With regard to school choice and to Florida, a separate debate on those topics would be welcome. My “agenda” is for success, whether in Florida or through school choice. But merely wishing for success is inadequate, so my agenda is also committed to evidence-based policymaking.

Every Child Must Be Measured, Every Child Must Count



Kevin, you say that my support for annual student testing lacks “solid empirical support.’’ So I guess we’ll call what happened in Florida simply an amazing coincidence.

In the 1990s, between 60 and 70 percent of minority and poor fourth graders in Florida couldn’t read at even a basic level according to results from the National Assessment of Educational Progress. That put their success in later grades very much in jeopardy. The state already had begun testing students. But our 1999 education reforms attached consequences to the test results, including the grading of schools based on student performance.

Since then, our African-American fourth graders have made more improvementthan their peers in any other state. So have our students with learning disabilities. Our low-income fourth graders and our Hispanic students top the nation on N.A.E.P. reading results.

I agree that there is too much testing, but much of it is progress monitoring by school districts. We need fewer tests and better tests.

Kevin, you would like to attribute Florida’s gains to anything but accountability and testing. But those of us who lived through the process know better. We saw school districts respond quickly to improve long-ignored and long-failing schools in poor communities. They replaced ineffective leaders and teachers and brought in new resources.

Rapid improvement followed. We saw schools that had been written off for years as failures celebrate A grades. Florida adopted a slate of reforms, but it was accountability that gave them teeth and increased their effectiveness.

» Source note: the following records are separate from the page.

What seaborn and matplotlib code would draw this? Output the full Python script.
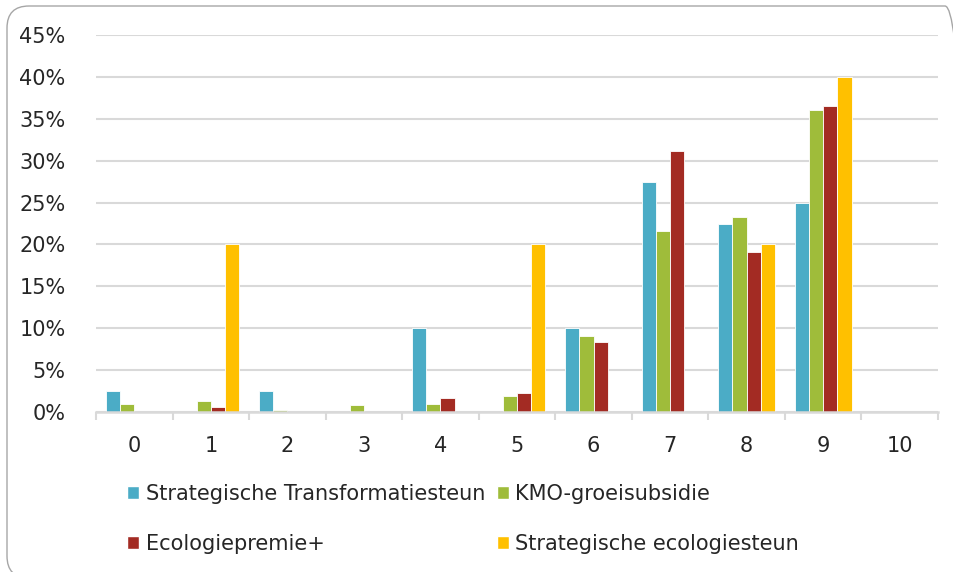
import matplotlib
matplotlib.use("Agg")
import matplotlib.pyplot as plt
from matplotlib.patches import FancyBboxPatch, Patch
from matplotlib.transforms import IdentityTransform
from matplotlib.ticker import FuncFormatter, FixedLocator
import pandas as pd
import seaborn as sns

# scores 0..10 and share of respondents (%) per instrument
scores = [str(i) for i in range(11)]
series_names = [
    "Strategische Transformatiesteun",
    "KMO-groeisubsidie",
    "Ecologiepremie+",
    "Strategische ecologiesteun",
]
transformatiesteun = [2.5, 0, 2.5, 0, 10.0, 0, 10.0, 27.5, 22.5, 25.0, 0]
kmo_groeisubsidie = [1.0, 1.3, 0.2, 0.8, 1.0, 1.9, 9.1, 21.6, 23.3, 36.1, 0]
ecologiepremie = [0, 0.6, 0, 0, 1.7, 2.3, 8.3, 31.1, 19.1, 36.5, 0]
ecologiesteun = [0, 20.0, 0, 0, 0, 20.0, 0, 0, 20.0, 40.0, 0]
colors = ["#4BACC6", "#9FBC3A", "#A32B23", "#FFC000"]

values = [transformatiesteun, kmo_groeisubsidie, ecologiepremie, ecologiesteun]
rows = []
for name, vals in zip(series_names, values):
    for s, v in zip(scores, vals):
        rows.append({"score": s, "instrument": name, "pct": v})
df = pd.DataFrame(rows)

sns.set_style("white")
plt.rcParams["font.family"] = ["DejaVu Sans"]

fig = plt.figure(figsize=(9.54, 5.72), dpi=100)
ax = fig.add_axes([96 / 954, 160 / 572, 842 / 954, 377 / 572])

sns.barplot(
    data=df, x="score", y="pct", hue="instrument",
    order=scores, hue_order=series_names, palette=colors, saturation=1,
    width=0.74, edgecolor="white", linewidth=0.6, legend=False, ax=ax,
)

ax.set_ylim(0, 45)
ax.set_xlim(-0.5, 10.5)
ax.set_yticks(range(0, 50, 5))
ax.yaxis.set_major_formatter(FuncFormatter(lambda v, p: f"{v:.0f}%"))
ax.yaxis.grid(True, color="#D9D9D9", linewidth=1.5)
ax.set_axisbelow(True)
ax.set_xlabel("")
ax.set_ylabel("")

for side in ["left", "right", "top"]:
    ax.spines[side].set_visible(False)
ax.spines["bottom"].set_color("#D9D9D9")
ax.spines["bottom"].set_linewidth(1.8)

ax.xaxis.set_minor_locator(FixedLocator([i - 0.5 for i in range(12)]))
ax.tick_params(axis="x", which="minor", length=6, width=1.5, color="#D9D9D9", bottom=True)
ax.tick_params(axis="x", which="major", length=0, pad=17, labelsize=15, labelcolor="#262626")
ax.tick_params(axis="y", length=0, pad=22, labelsize=15, labelcolor="#262626")

# legend, filled row-wise
handles = [Patch(facecolor=c) for c in colors]
order = [0, 2, 1, 3]
fig.legend(
    [handles[i] for i in order], [series_names[i] for i in order],
    ncol=2, loc="upper left", bbox_to_anchor=(127 / 954, 1 - 484 / 572),
    frameon=False, fontsize=15, borderpad=0, borderaxespad=0,
    handlelength=0.6, handleheight=0.6, handletextpad=0.3,
    columnspacing=0.55, labelspacing=1.45, labelcolor="#262626",
)

# rounded outer frame
frame = FancyBboxPatch(
    (7, -6), 960, 572, boxstyle="round,pad=0,rounding_size=22",
    transform=IdentityTransform(), facecolor="none",
    edgecolor="#A6A6A6", linewidth=1.0,
)
fig.patches.append(frame)

fig.savefig("out.png", dpi=100)
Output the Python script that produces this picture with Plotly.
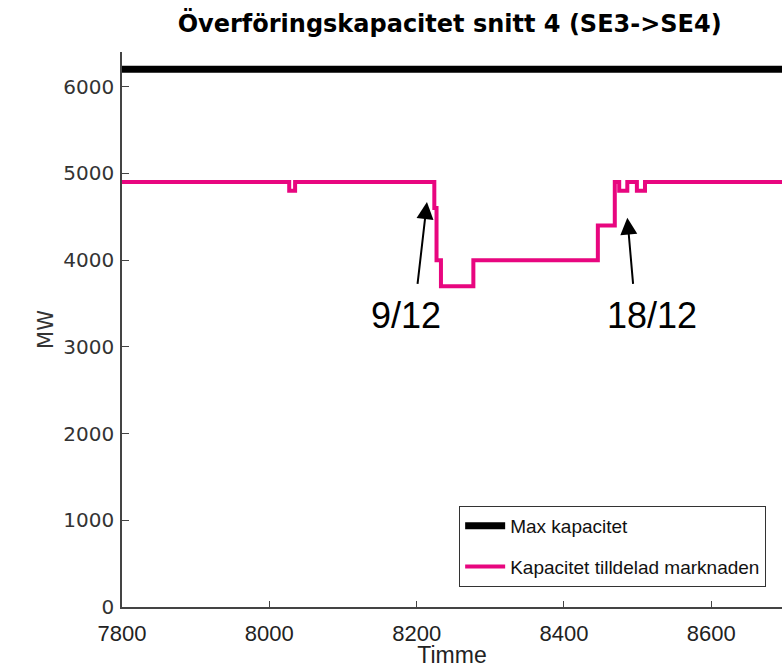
import plotly.graph_objects as go

# Data
max_hours = [7800, 8760]
max_mw = [6200, 6200]

alloc_hours = [7800, 8027, 8035, 8224, 8227, 8233, 8277, 8446, 8469, 8475, 8486, 8499, 8510, 8760]
alloc_mw = [4900, 4800, 4900, 4600, 4000, 3700, 4000, 4400, 4900, 4800, 4900, 4800, 4900, 4900]

x_ticks = [7800, 8000, 8200, 8400, 8600]
y_ticks = [0, 1000, 2000, 3000, 4000, 5000, 6000]

# Arrow annotations: (label, text x, text y, tip x, tip y, tail x, tail y)
callouts = [
    ("9/12", 8186, 3363, 8214, 4670, 8201, 3709),
    ("18/12", 8520, 3363, 8486, 4490, 8494, 3709),
]

PINK = "#e8067f"
AXIS = "#444444"

fig = go.Figure()

fig.add_trace(go.Scatter(
    x=max_hours, y=max_mw, mode="lines", name="Max kapacitet",
    line=dict(color="black", width=7), legendgroup="a",
))
fig.add_trace(go.Scatter(
    x=alloc_hours, y=alloc_mw, mode="lines", name="Kapacitet tilldelad marknaden",
    line=dict(color=PINK, width=4, shape="hv"), legendgroup="b",
))

for label, tx, ty, hx, hy, ax_, ay_ in callouts:
    fig.add_annotation(
        x=hx, y=hy, ax=ax_, ay=ay_, xref="x", yref="y", axref="x", ayref="y",
        text="", showarrow=True, arrowhead=2, arrowsize=1.7, arrowwidth=2,
        arrowcolor="black", standoff=0,
    )
    fig.add_annotation(
        x=tx, y=ty, xref="x", yref="y", text=label, showarrow=False,
        font=dict(family="Liberation Sans, Arial", size=36, color="black"),
    )

fig.update_layout(
    width=782, height=668,
    margin=dict(l=122, r=0, t=52, b=61),
    paper_bgcolor="white", plot_bgcolor="white",
    title=dict(
        text="<b>Överföringskapacitet snitt 4 (SE3->SE4)</b>",
        x=0.575, xref="container", xanchor="center", y=0.965, yanchor="middle",
        font=dict(family="DejaVu Sans", size=24, color="black"),
    ),
    showlegend=True,
    legend=dict(
        x=0.976, y=0.182, xanchor="right", yanchor="top",
        bordercolor="#333333", borderwidth=1, bgcolor="white",
        font=dict(family="Liberation Sans, Arial", size=19, color="#111111"),
        itemwidth=40, traceorder="grouped", tracegroupgap=13,
    ),
)

fig.update_xaxes(
    range=[7800, 8696], tickvals=x_ticks, ticks="inside", ticklen=6,
    tickcolor=AXIS, showline=True, linecolor=AXIS, linewidth=1.5,
    showgrid=False, zeroline=False, mirror=False, ticklabelstandoff=6,
    tickfont=dict(family="Liberation Sans, Arial", size=22, color="#222222"),
    title=dict(text="Timme", standoff=2,
               font=dict(family="Liberation Sans, Arial", size=23, color="#222222")),
)
fig.update_yaxes(
    range=[0, 6400], tickvals=y_ticks, ticks="inside", ticklen=7,
    tickcolor=AXIS, showline=True, linecolor=AXIS, linewidth=1.5,
    showgrid=False, zeroline=False, mirror=False, ticklabelstandoff=2,
    tickfont=dict(family="DejaVu Sans", size=20, color="#333333"),
    title=dict(text="MW", standoff=4,
               font=dict(family="DejaVu Sans", size=21, color="#333333")),
)

fig.write_html("out.html", config={"displayModeBar": False},
               post_script="document.body.style.margin='0px';")
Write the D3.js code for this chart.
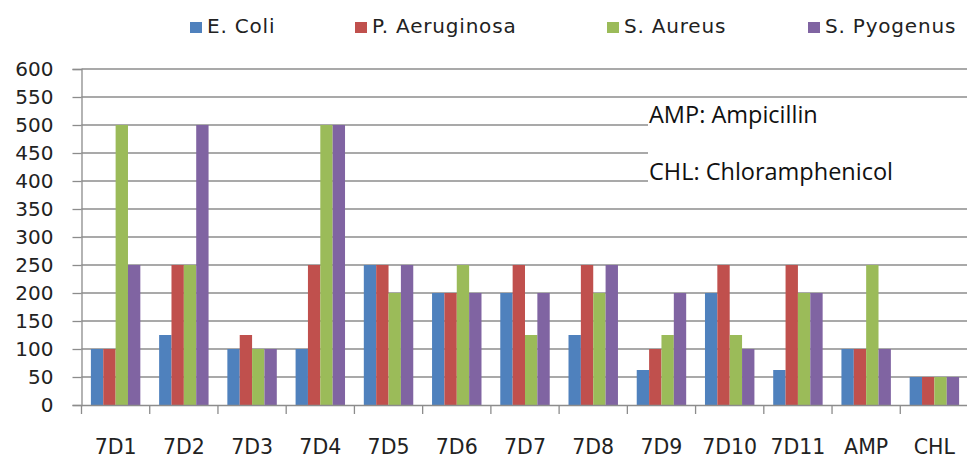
<!DOCTYPE html>
<html>
<head>
<meta charset="utf-8">
<script src="https://cdn.jsdelivr.net/npm/d3@7"></script>
<style>
  body { margin: 0; background: #fff; }
  svg { display: block; }
</style>
</head>
<body>
<div id="chart"></div>
<script>
const categories = ["7D1", "7D2", "7D3", "7D4", "7D5", "7D6", "7D7", "7D8", "7D9", "7D10", "7D11", "AMP", "CHL"];
const seriesNames = ["E. Coli", "P. Aeruginosa", "S. Aureus", "S. Pyogenus"];
const eColi       = [100, 125, 100, 100, 250, 200, 200, 125, 62.5, 200, 62.5, 100, 50];
const pAeruginosa = [100, 250, 125, 250, 250, 200, 250, 250, 100, 250, 250, 100, 50];
const sAureus     = [500, 250, 100, 500, 200, 250, 125, 200, 125, 125, 200, 250, 50];
const sPyogenus   = [250, 500, 100, 500, 250, 200, 200, 250, 200, 100, 200, 100, 50];
const yTicks = [0, 50, 100, 150, 200, 250, 300, 350, 400, 450, 500, 550, 600];
const notes = ["AMP: Ampicillin", "CHL: Chloramphenicol"];

const width = 967, height = 460;
const colors = ["#4F81BD", "#C0504D", "#9BBB59", "#8064A2"];
const series = [eColi, pAeruginosa, sAureus, sPyogenus];
const gridColor = "#8c8c8c";

const margin = { left: 81.5, right: -1.5, top: 69, bottom: 55 };

const svg = d3.select("#chart").append("svg")
    .attr("width", width).attr("height", height);

const x = d3.scaleBand().domain(categories)
    .range([margin.left, width - margin.right])
    .paddingInner(0).paddingOuter(0);
const inner = d3.scaleBand().domain(d3.range(4))
    .range([0, x.bandwidth()]).paddingOuter(0.76);
const y = d3.scaleLinear().domain([0, 600])
    .range([height - margin.bottom, margin.top]);

// gridlines
svg.append("g")
    .selectAll("line")
    .data(yTicks.filter(d => d > 0))
    .enter().append("line")
    .attr("x1", margin.left).attr("x2", width)
    .attr("y1", d => y(d)).attr("y2", d => y(d))
    .attr("stroke", gridColor).attr("stroke-width", 1.3);

// note box hides part of the gridlines
svg.append("rect")
    .attr("x", 648).attr("y", y(535)).attr("width", width - 648).attr("height", y(380) - y(535))
    .attr("fill", "#fff");

svg.append("g").selectAll("text")
    .data(notes).enter().append("text")
    .attr("x", 649).attr("y", (d, i) => 123 + i * 57)
    .attr("font-family", "'Open Sans', sans-serif")
    .attr("font-size", 23.5)
    .attr("fill", "#111")
    .text(d => d);

// bars
const groups = svg.append("g").selectAll("g")
    .data(categories).enter().append("g")
    .attr("transform", d => `translate(${x(d)},0)`);

groups.selectAll("rect")
    .data((c, i) => series.map((s, k) => ({ k, v: s[i] })))
    .enter().append("rect")
    .attr("x", d => inner(d.k))
    .attr("width", inner.bandwidth())
    .attr("y", d => y(d.v))
    .attr("height", d => y(0) - y(d.v))
    .attr("fill", d => colors[d.k]);

// y axis
const yAxis = svg.append("g")
    .attr("transform", `translate(${margin.left},0)`)
    .call(d3.axisLeft(y).tickValues(yTicks).tickSize(9).tickPadding(19));
yAxis.select(".domain").attr("stroke", gridColor).attr("stroke-width", 1.3);
yAxis.selectAll(".tick line").attr("stroke", gridColor).attr("stroke-width", 1.3);
yAxis.selectAll("text")
    .attr("font-family", "'DejaVu Sans', sans-serif")
    .attr("font-size", 20).attr("fill", "#222");

// x axis
const xAxis = svg.append("g")
    .attr("transform", `translate(0,${y(0)})`)
    .call(d3.axisBottom(x).tickSize(0).tickPadding(34));
xAxis.select(".domain").attr("stroke", gridColor).attr("stroke-width", 1.3);
xAxis.selectAll("text")
    .attr("font-family", "'DejaVu Sans', sans-serif")
    .attr("font-size", 20.5).attr("fill", "#222");

xAxis.selectAll(".sep")
    .data(categories).enter().append("line")
    .attr("x1", d => x(d)).attr("x2", d => x(d))
    .attr("y1", 0).attr("y2", 9)
    .attr("stroke", gridColor).attr("stroke-width", 1.3);

// legend
const legendX = [190, 355, 607, 808];
const legend = svg.append("g").selectAll("g")
    .data(seriesNames).enter().append("g")
    .attr("transform", (d, i) => `translate(${legendX[i]},33)`);
legend.append("rect")
    .attr("x", 0).attr("y", -11).attr("width", 12).attr("height", 11)
    .attr("fill", (d, i) => colors[i]);
legend.append("text")
    .attr("x", 17).attr("y", 0)
    .attr("font-family", "'DejaVu Sans', sans-serif")
    .attr("font-size", 20).attr("letter-spacing", 0.8).attr("fill", "#222")
    .text(d => d);
</script>
</body>
</html>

Kevin, you talk about replacing annual testing with other approaches, like the N.A.E.P., but that system only tests a sample of students. Unfortunately, if a third grader in Miami is falling behind in reading, a sampling of Florida students is not going to catch that. His parents are not going to receive objective information that would alert them to it. Nor will his parents know how well his school and teachers are performing.

This is why every child must be measured and every child must count. Those who agree include major civil rights groups 
that represent poor children, African-American children, Hispanic children and children with learning disabilities. They know all too well how easily these kids can fall through the cracks.

That said, I agree that there is too much testing, much of it progress monitoring by school districts. We need fewer tests and better tests. Florida just passed legislation moving in this direction.

In the future I hope we can move to a more flexible testing system where students can demonstrate mastery of academic material at any point during the school year, allowing them to progress through courses at their own pace.

As we so often say, reform is never final.

Thank you for this conversation, Kevin, and I hope readers have found it enlightening.

A Basic Disagreement About the Uses of Tests



Thank you, Patricia. I’m sorry we didn’t have a chance to debate the Florida reforms themselves. Those wishing for an alternative perspective may wish to read the thoughts of Sherman Dorn, formerly of the University of South Florida. But in a nutshell, part of our disagreement concerns the dangers of cherry picking a subject area (reading), a grade level (fourth) and subgroups of the population. The other part arises from the dangers of making causal inferences from mere correlations, when many factors are likely at play – some beneficial and some detrimental. This is the “ice cream causes murder” problem.

In the end, I think we’re left with a basic disagreement that’s certainly about testing but even more about the uses of those tests. Test-based accountability systems are certainly a powerful tool. But we’ve learned that their power can leave a great deal of damage in their wake.